Los latinistas de la época de los glosadores hablaban del principio negativo, enunciado como reformatio in pejus, que significa más o menos reformar para empeorar, dar marcha atrás. La reforma electoral en materia constitucional, que se presentó como un gran logro del gobierno y los partidos oficializados, después de largas y varias veces interrumpidas sesiones es, en algunos aspectos, una reformatio in pejus, un paso atrás de lo que se había dicho, de lo que se esperaba, de lo que se había acordado entre los representantes partidistas y algunos consejeros ciudadanos, entre otras, en la mesa del Castillo de Chapultepec.
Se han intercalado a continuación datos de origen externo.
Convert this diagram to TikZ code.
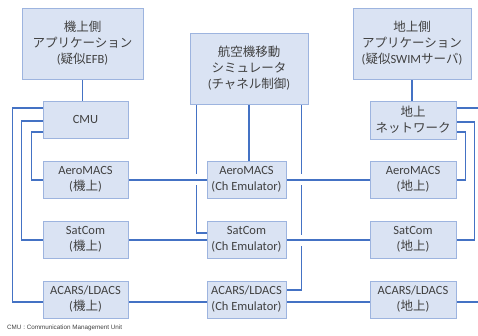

Nadie escarmienta en cabeza ajena; los que desde la oposición hemos visto de cerca las pláticas y arreglos entre dirigentes de partidos y representantes del gobierno, sabemos cómo se las gastan, pero cada vez llegan nuevos negociadores y les vuelven a hacer el mismo truco, aprovechando la novatez de unos y el olvido de otros.Eso de cambiar a última hora los términos de un acuerdo y chantajear con un posible desaire al Presidente, que ya está en camino para la firma solemne y ante cámaras y micrófonos, no es cosa de hoy; Luis Alvarez padeció (y soportó) algo parecido con Salinas.
Lo de prometer arreglar lo arreglado, pero no acordado, en el debate posterior o en la ley secundaria, ya sucedió, ese cuento se llamó una vez Carta Intención y la dirigencia panista comulgó con esa rueda de molino, unos por ingenuidad, otros sabiendo muy bien lo que recibían a cambio.De toda la reforma, tomada en su conjunto, no hay duda que se dan algunos avances si la comparamos con la legislación vigente, pero si la comparamos con lo que se requiere y se esperaba aún deja mucho que desear.
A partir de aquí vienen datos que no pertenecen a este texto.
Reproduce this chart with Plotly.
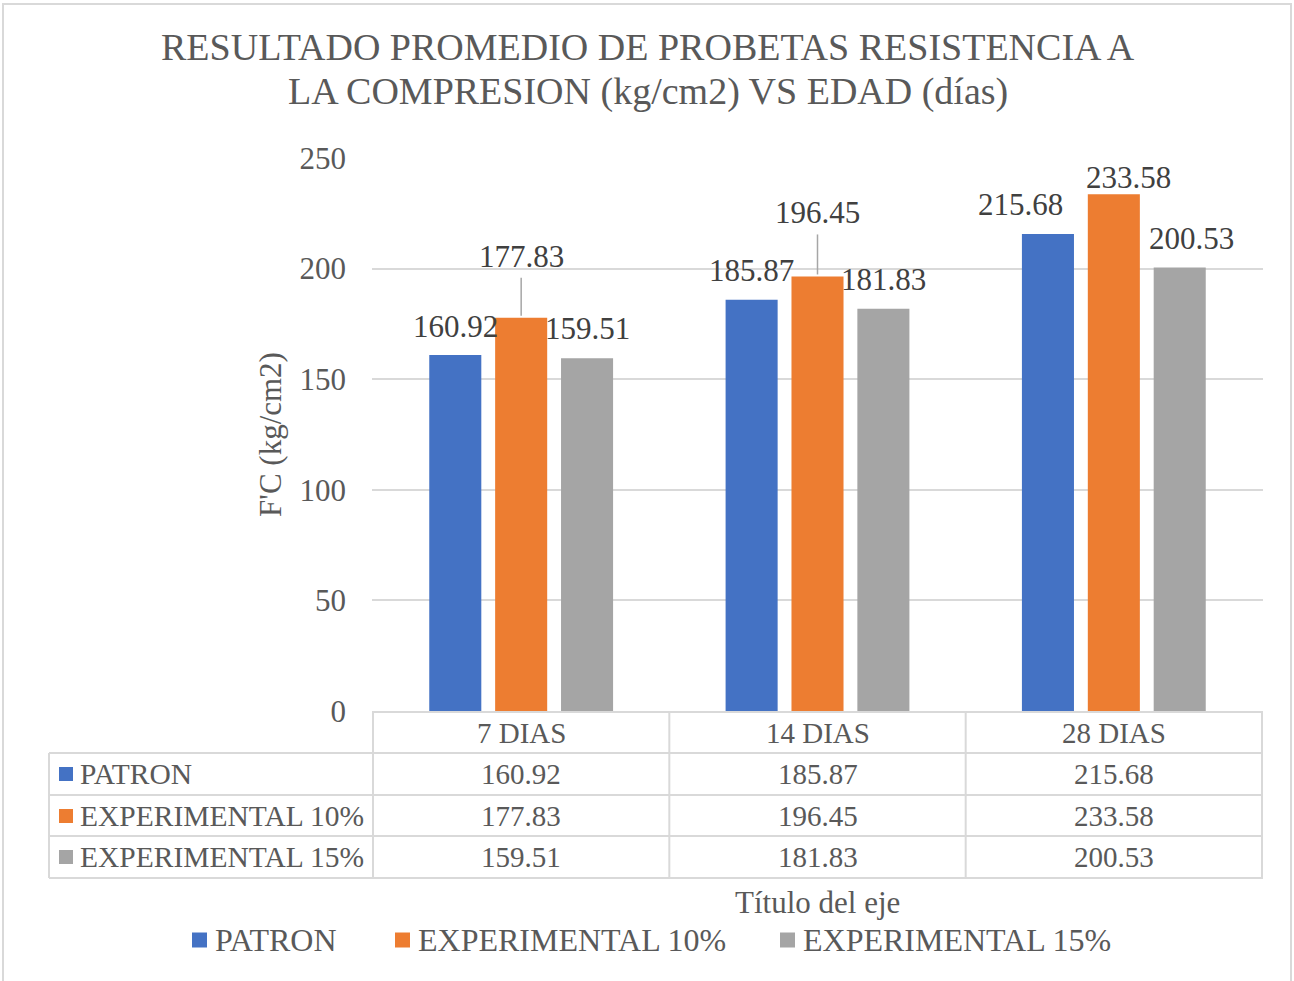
import plotly.graph_objects as go

# ---------------- data ----------------
categories = ["7 DIAS", "14 DIAS", "28 DIAS"]
series_names = ["PATRON", "EXPERIMENTAL 10%", "EXPERIMENTAL 15%"]
patron = [160.92, 185.87, 215.68]
exp10 = [177.83, 196.45, 233.58]
exp15 = [159.51, 181.83, 200.53]
y_ticks = [0, 50, 100, 150, 200, 250]
title_lines = ["RESULTADO PROMEDIO DE PROBETAS RESISTENCIA A",
               "LA COMPRESION (kg/cm2) VS EDAD (días)"]
y_title = "F'C (kg/cm2)"
x_title = "Título del eje"

series_values = [patron, exp10, exp15]

# ---------------- style ----------------
colors = ["#4472C4", "#ED7D31", "#A5A5A5"]
FONT = "Liberation Serif"
TXT = "#595959"
LBL = "#404040"
GRID = "#D9D9D9"
W, H = 1294, 981
ML, MR, MT, MB = 372, 31, 158, 270
PW = W - ML - MR
PH = H - MT - MB


def px(x):
    return (x - ML) / PW


def py(y):
    return (H - MB - y) / PH


BAR_STEP = 66  # px between bar centres within a group
# label offsets (px) relative to bar centre / bar top
label_dx = [[0, 0, -27], [0, 0, 15], [0, 0, 12]]
label_dy = [[29, 29, 29], [61, 64, 17], [30, 29, 29]]
# leader lines (series index, category index, length px) - middle series sits at category centre
leaders = [(1, 0, 40), (1, 1, 42)]
# manual legend layout (px): square left edge, text left edge
legend_sq_x = [192, 395, 780]
LEG_Y = 940

fig = go.Figure()
for name, vals, col in zip(series_names, series_values, colors):
    fig.add_trace(go.Bar(x=categories, y=vals, name=name, showlegend=False,
                         marker=dict(color=col, line=dict(width=0))))

annotations = []
shapes = []

# title
for k, (line, yc) in enumerate(zip(title_lines, [47, 92])):
    annotations.append(dict(x=px(648), y=py(yc), xref="paper", yref="paper", text=line,
                            showarrow=False, xanchor="center", yanchor="middle",
                            font=dict(family=FONT, size=38, color=TXT)))

# data labels
for i, vals in enumerate(series_values):
    for j, v in enumerate(vals):
        annotations.append(dict(
            x=categories[j], y=v, xref="x", yref="y",
            xshift=(i - 1) * BAR_STEP + label_dx[i][j], yshift=label_dy[i][j],
            text=f"{v:.2f}", showarrow=False, yanchor="middle", xanchor="center",
            font=dict(family=FONT, size=31, color=LBL)))

# leader lines
for i, j, ln in leaders:
    shapes.append(dict(type="line", xref="x", yref="y", x0=categories[j], x1=categories[j],
                       ysizemode="pixel", yanchor=series_values[i][j], y0=2, y1=ln,
                       line=dict(color="#A6A6A6", width=1.5)))

# ---------------- data table ----------------
row_lines = [753, 795, 836, 878]
row_centres = [774, 816, 857]
for yy in row_lines:
    shapes.append(dict(type="line", xref="paper", yref="paper", x0=px(49), x1=1.0,
                       y0=py(yy), y1=py(yy), line=dict(color=GRID, width=2)))
for b in [-0.5, 0.5, 1.5, 2.5]:
    shapes.append(dict(type="line", xref="x", yref="paper", x0=b, x1=b,
                       y0=py(711), y1=py(878), line=dict(color=GRID, width=2)))
shapes.append(dict(type="line", xref="paper", yref="paper", x0=px(49), x1=px(49),
                   y0=py(753), y1=py(878), line=dict(color=GRID, width=2)))

for j, c in enumerate(categories):
    annotations.append(dict(x=c, y=py(733), xref="x", yref="paper", text=c, showarrow=False,
                            yanchor="middle", font=dict(family=FONT, size=29, color=TXT)))
for i, (name, vals, col) in enumerate(zip(series_names, series_values, colors)):
    yc = row_centres[i]
    shapes.append(dict(type="rect", xref="paper", yref="paper", x0=px(59), x1=px(73),
                       y0=py(yc - 7), y1=py(yc + 7), fillcolor=col, line=dict(width=0)))
    annotations.append(dict(x=px(78), y=py(yc), xref="paper", yref="paper", text=name,
                            showarrow=False, xanchor="left", yanchor="middle",
                            font=dict(family=FONT, size=29.5, color=TXT)))
    for j, v in enumerate(vals):
        annotations.append(dict(x=categories[j], y=py(yc), xref="x", yref="paper",
                                text=f"{v:.2f}", showarrow=False, yanchor="middle",
                                font=dict(family=FONT, size=29, color=TXT)))

# x axis title
annotations.append(dict(x=0.5, y=py(902), xref="paper", yref="paper", text=x_title,
                        showarrow=False, yanchor="middle",
                        font=dict(family=FONT, size=31, color=TXT)))

# legend (drawn as squares + text)
for name, col, sx in zip(series_names, colors, legend_sq_x):
    shapes.append(dict(type="rect", xref="paper", yref="paper", x0=px(sx), x1=px(sx + 15),
                       y0=py(LEG_Y - 7.5), y1=py(LEG_Y + 7.5), fillcolor=col, line=dict(width=0)))
    annotations.append(dict(x=px(sx + 21), y=py(LEG_Y), xref="paper", yref="paper", text=name,
                            showarrow=False, xanchor="left", yanchor="middle",
                            font=dict(family=FONT, size=32, color=TXT)))

# outer chart border
shapes.append(dict(type="rect", xref="paper", yref="paper", x0=px(3), x1=px(1291),
                   y0=py(4), y1=py(1000), line=dict(color=GRID, width=2), fillcolor="rgba(0,0,0,0)"))

fig.update_layout(
    width=W, height=H,
    margin=dict(l=ML, r=MR, t=MT, b=MB, pad=0),
    paper_bgcolor="white", plot_bgcolor="white",
    font=dict(family=FONT, color=TXT),
    barmode="group", bargap=0.333, bargroupgap=0.21,
    xaxis=dict(type="category", showticklabels=False, showgrid=False, zeroline=False,
               showline=True, linecolor=GRID, linewidth=2, ticks=""),
    yaxis=dict(range=[0, 250], tickvals=y_ticks, showgrid=True, gridcolor=GRID, gridwidth=1.5,
               zeroline=False, showline=False, ticks="", ticklabelstandoff=25,
               tickfont=dict(family=FONT, size=31, color=TXT),
               title=dict(text=y_title, standoff=8, font=dict(family=FONT, size=31, color=TXT))),
    showlegend=False,
    annotations=annotations, shapes=shapes,
)

fig.write_html("out.html", config={"displayModeBar": False},
               post_script="document.body.style.margin='0';")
Lo cierto es que hay más ruido que nueces y que el gran ganador es el sistema que, necesitado de apariencias convincentes, elogia demasiado lo conseguido, que no es, o al menos no es tan sólo, un avance democrático, sino más bien una base de credibilidad y un respiro que le libra momentáneamente del desprestigio.
Los dirigentes partidistas deben estar satisfechos, no sólo de los grados nuevos que en el interminable proceso gradualista consiguieron, sino también porque salieron en la foto, orgullosos de ser copartícipes de la ``reforma'', de hoy; quizás en un futuro se le haga su propio paseo, como a la reforma del siglo pasado se le hizo el suyo.
Uno de los avances, gradual por supuesto, pero al fin avance, que más se ha hablado, es el de la afiliación individual a los partidos políticos. La reforma en este punto consistió en agregar a la fracción III del artículo 35 constitucional, que enumera las prerrogativas del ciudadano, la palabra: ``individual''.
Así quedó como una prerrogativa, valga decir, un derecho, de los ciudadanos, el de asociarse individualmente a los partidos. Las otras características de la asociación, que eran libre y pacíficamente, están vigentes desde la reforma salinista de 1989.
Cabe recordar que también entonces se dijo, al establecer que la asociación es libre, que quedaba excluida la incorporación corporativa a los partidos. Esto es, en 1989 se hizo la misma alharaca por la misma razón que en 1996. El gradualismo es demasiado gradual. Quizás para el siglo venidero ya se prohibirá sin rodeos la afiliación forzada y corporativa.
Entonces también los solemnes dirigentes partidistas creían que habían conseguido un gran avance y no escuchaban ni veían a quienes nos oponíamos a la cláusula de gobernabilidad que el sistema se adjudicó a cambio de la reformita al 35 constitucional.
La historia vuelve a repetirse, algunos actores son nuevos, otros sentirán que ya estuvieron en el mismo escenario; lo que queda a fin de cuentas es mucho menos de lo que la sociedad esperaba, de lo que la democracia exige, pero es lo que interesó a los partidos, especialmente el aseguramiento del subsidio oficial.